If there’s one thing you can’t blame a man for, it’s staring at another man’s body. Whether it’s sexual or for sizing up, we find it fascinating. That’s the truth.
This is evident throughout human history and since the beginning of visual arts. Human beings have always loved each other’s bodies. It stimulates our appetite and arouses an urge that ignites creativity. Skin-to-skin contact releases hormones that make us feel secure and balanced, so it’s no wonder we fantasize about it constantly.
All that being said, why do straight guys get in a tizzy when another man checks them out? No one is grabbing their junk or forcing him to grab theirs (though we dream of it). The bottom line is pure old-fashioned homophobia.
But here’s the thing, fellas: if you weren’t something to idolize, we wouldn’t be staring in the first place. Don’t you want your endless hours at the gym to mean something? Think about it, gay guys are the best judges when it comes to beauty.
We basically invented pop culture. You should be flattered!
There is a double standard. Straight guys look at women all the time and expect them to be smitten. They’ll say that by wearing revealing clothing, women are asking to be hit on. But what about guys who run around with their shirts off, or wear tank tops in the summer?

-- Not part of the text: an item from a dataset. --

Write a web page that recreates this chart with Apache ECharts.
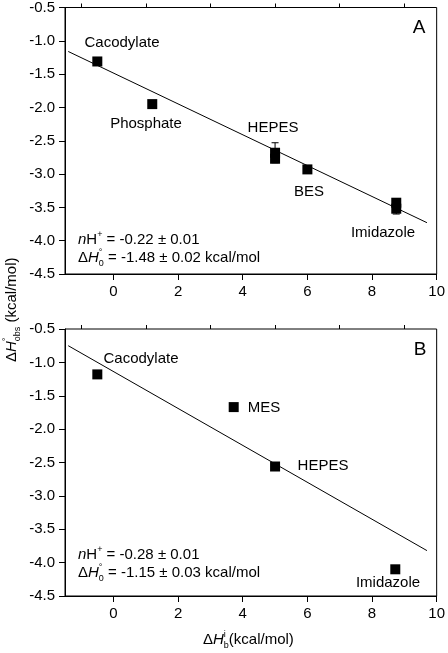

At the end of the day, it’s not about sex. It’s about admiration. If admiring someone’s beauty causes the beautiful to get pissed off, he (or she) ought to reexamine what it means to be human.
Look at statues from the Greek and Roman periods. Most were half-naked men, distinguished by physique and strength—drawn by men! Guys idolize each other because at one point in our evolutionary history, strength and aggression stood a better chance of survival.
It’s not that guys don’t want to show admiration (sportscasters do it all the time), it’s just that when we admire another man’s body we have to be sure it is in no way associated with sex. Men have become paranoid about this because we tell ourselves that being gay means you’re not as strong or aggressive or manly as the rest—which means you have less chances of surviving.
But who are we trying to survive from? Each other?
I say, get the f*ck over it. Checking out a straight guy is no different from when a man checks out a woman. To think it is is actually not only homophobic, but misogynistic. For centuries, straight men have made us believe that as long as they do it, it’s okay.
But if you think about it, it is only in recent history that a woman’s body has been idolized sexually. Look at old statues and paintings in Egypt: it was the man who was idolized, not the woman. Maybe straight guys are trying to make up for lost time.
Straight guys, don’t get pissed if you’re running by my window without a shirt (and you’re fine as hell), and I do quick eye scroll as you pass. Hello! You’re shirtless running down my street, do you really think no one is going to check you out.
When we’re at the gym and you lift your shirt to wipe a sweat bead off your mouth, revealing the lower part of your chiseled stomach, don’t be surprised if my mouth drops a little. You should take it as validation that those protein powder shakes are doing their job.
When you’re dressed to the nines and I look at your swagger and say, “You look great tonight!” do not think that I want to get in your pants. If you do it’s probably a sign that you want to get into mine. A man who’s secure in his sexuality and character can take a compliment without making it weird. That’s the truth!